Noting that data and analytics are already being used by businesses to predict what customers want, the minister said in virtually every area of the economy, big data analysis offers valuable insights that can be applied to boost productivity.
“In tourism, for example, descriptive analytics of real-time and historical customer data can help reduce costs and improve forecasting accuracy of hotel occupancy.
“In transportation, traffic grids, congestion, and commuter data can provide authorities with insights to designing solutions that improve traffic flow and reduce man hours lost to traffic, including identifying just by an analysis of patterns of mobile phones’ geographical positions, places where the road surface needs to be repaired,” Beckles explained.
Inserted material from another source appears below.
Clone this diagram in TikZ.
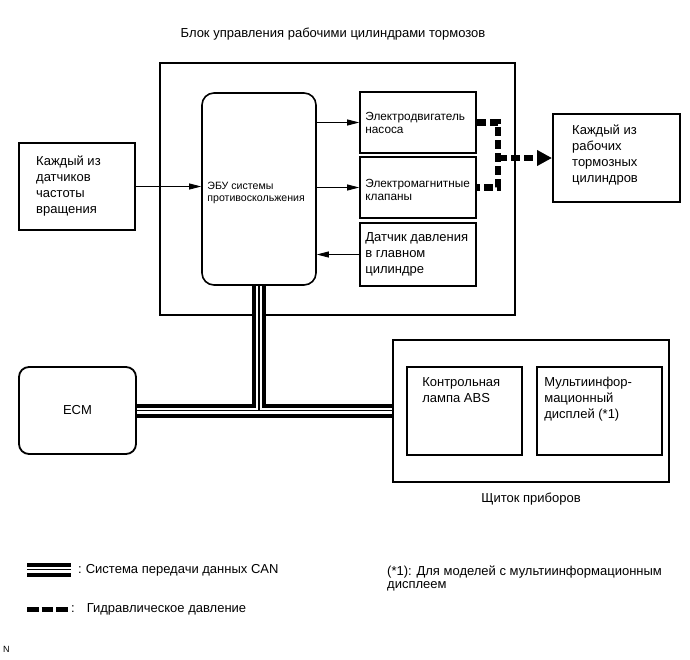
\documentclass[tikz,border=0pt]{standalone}
\usepackage{fontspec}
\setmainfont{Liberation Sans}
\usetikzlibrary{arrows.meta}
\tikzset{
  box/.style={draw, line width=1.6pt, inner sep=0pt},
  txt/.style={inner sep=0pt, align=left, font=\fontsize{13}{16}\selectfont},
  txtsm/.style={inner sep=0pt, align=left, font=\fontsize{10.6}{12}\selectfont},
  txtmd/.style={inner sep=0pt, align=left, font=\fontsize{11.8}{13}\selectfont},
  sig/.style={line width=0.8pt, -{Triangle[length=12pt,width=6pt]}},
  hydro/.style={line width=6.5pt, dash pattern=on 9pt off 4pt}
}
\begin{document}
\begin{tikzpicture}[x=1pt,y=-1pt]
\useasboundingbox (0,0) rectangle (690,659);
\node [box, line width=1.3pt, minimum width=355pt, minimum height=252pt] (blk) at (337.5,189) {};
\node [txt] (ttl) at (333,34) {Блок управления рабочими цилиндрами тормозов};
\node [box, rounded corners=12pt, minimum width=114pt, minimum height=192pt] (ecu) at (259,189) {};
\node [txtsm, anchor=west] (ecuT) at ([xshift=6pt,yshift=-3.5pt]ecu.west) {ЭБУ системы\\противоскольжения};
\node [box, minimum width=116pt, minimum height=61pt] (pump) at (418,122.5) {};
\node [txtmd, anchor=west] (pumpT) at ([xshift=6pt]pump.west) {Электродвигатель\\насоса};
\node [box, minimum width=116pt, minimum height=61pt] (valve) at (418,187.5) {};
\node [txtmd, anchor=west] (valveT) at ([xshift=6pt,yshift=-2pt]valve.west) {Электромагнитные\\клапаны};
\node [box, minimum width=116pt, minimum height=63pt] (psens) at (418,254.5) {};
\node [txt, anchor=west] (psensT) at ([xshift=6pt]psens.west) {Датчик давления\\в главном\\цилиндре};
\node [box, line width=2pt, minimum width=116pt, minimum height=87pt] (wheel) at (77,186.5) {};
\node [txt, anchor=west] (wheelT) at ([xshift=18pt]wheel.west) {Каждый из\\датчиков\\частоты\\вращения};
\node [box, line width=2pt, minimum width=127pt, minimum height=88pt] (wcyl) at (616.5,158) {};
\node [txt, anchor=west] (wcylT) at ([xshift=20pt,yshift=3pt]wcyl.west) {Каждый из\\рабочих\\тормозных\\цилиндров};
\node [box, line width=1.8pt, rounded corners=10pt, minimum width=117pt, minimum height=87pt] (ecm) at (77.5,410.5) {};
\node [txt] (ecmT) at (ecm.center) {ECM};
\node [box, line width=1.8pt, minimum width=276pt, minimum height=142pt] (meter) at (531,411) {};
\node [txt, anchor=north] (meterT) at ([yshift=-10pt]meter.south) {Щиток приборов};
\node [box, line width=1.8pt, minimum width=115pt, minimum height=88pt] (lamp) at (464.5,411) {};
\node [txt, anchor=north west] (lampT) at ([xshift=16pt,yshift=-11pt]lamp.north west) {Контрольная\\лампа ABS};
\node [box, line width=1.8pt, minimum width=125pt, minimum height=88pt] (mfd) at (599.5,411) {};
\node [txt, anchor=north west] (mfdT) at ([xshift=8pt,yshift=-11pt]mfd.north west) {Мультиинфор-\\мационный\\дисплей (*1)};
\draw [sig] (wheel.east) -- (wheel.east -| ecu.west);
\draw [sig] (pump.west -| ecu.east) -- (pump.west);
\draw [sig] (valve.west -| ecu.east) -- (valve.west);
\draw [sig] (psens.west) -- (psens.west -| ecu.east);
\coordinate (hj) at (498,158);
\draw [hydro] (pump.east) -- (pump.east -| hj) -- (valve.east -| hj) -- (valve.east);
\draw [hydro, -{Triangle[length=15pt,width=15pt]}] (hj) -- (wcyl.west);
\foreach \w/\c in {14/black,6/white,1.2/black}
  \draw [line width=\w pt, \c] (ecm.east) -- (ecm.east -| meter.west) (ecu.south) -- (ecu.south |- ecm.east);
\coordinate (lc1) at (27,569.5);
\coordinate (lc2) at (71,569.5);
\foreach \w/\c in {14/black,6/white,1.2/black}
  \draw [line width=\w pt, \c] (lc1) -- (lc2);
\node [txt, anchor=west] (lcan) at (78,570) {:\hspace{4pt}Система передачи данных CAN};
\coordinate (lh1) at (27,609);
\coordinate (lh2) at (69,609);
\draw [line width=5pt, dash pattern=on 11.5pt off 3pt] (lh1) -- (lh2);
\node [txt, anchor=west] (lhyd) at (71,609.5) {:\hspace{12pt}Гидравлическое давление};
\node [txt, anchor=north west, font=\fontsize{13}{13}\selectfont] (note) at (387,566) {(*1): Для моделей с мультиинформационным\\дисплеем};
\node [anchor=west, inner sep=0pt, font=\fontsize{9}{10}\selectfont] (nmark) at (3,649.5) {N};
\end{tikzpicture}
\end{document}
Therefore, she emphasised that big data applications are vital for local government reform and the work of municipal authorities.
Also speaking at the forum was Joanna Kazana, United Nation’s resident co-ordinator, who said many developing countries are at risk of becoming mere providers of raw data while having to pay for the services that their data help to produce.
She said the innovation divide is becoming even more stark.
“Digital technologies have moved beyond the Internet and mobile devices into autonomous intelligent systems and networks, generative artificial intelligence, virtual and mixed reality, distributed ledger technologies (such as blockchain), digital currencies and quantum technologies,” she explained.
Kazana also noted that the wealth generated by these innovations is highly unequal, dominated by a handful of big platforms and states.
“Digital technologies are accelerating the concentration of economic power in an ever-smaller group of elites and companies: the combined wealth of technology billionaires, US$2.1 trillion in 2022, is greater than the annual gross domestic product of more than half of the group of 20 economies,” the UN resident co-ordinator further explained.
She said behind these divides is a massive governance gap, adding that new technologies are lacking even basic guardrails.
“Because such digital technologies are privately developed, Governments are constantly lagging behind in regulating them in the public interest. As a result of decades of underinvestment in state capacities, public institutions in most countries are ill equipped to assess and respond to digital challenges.
“Very few can compete with private companies to harness talent and offer incentives to digitally skilled people to work in the public sector,” Kazana said.
She added that public administrations are being hollowed out at the time that they are most needed to support safe and equitable digital transformations.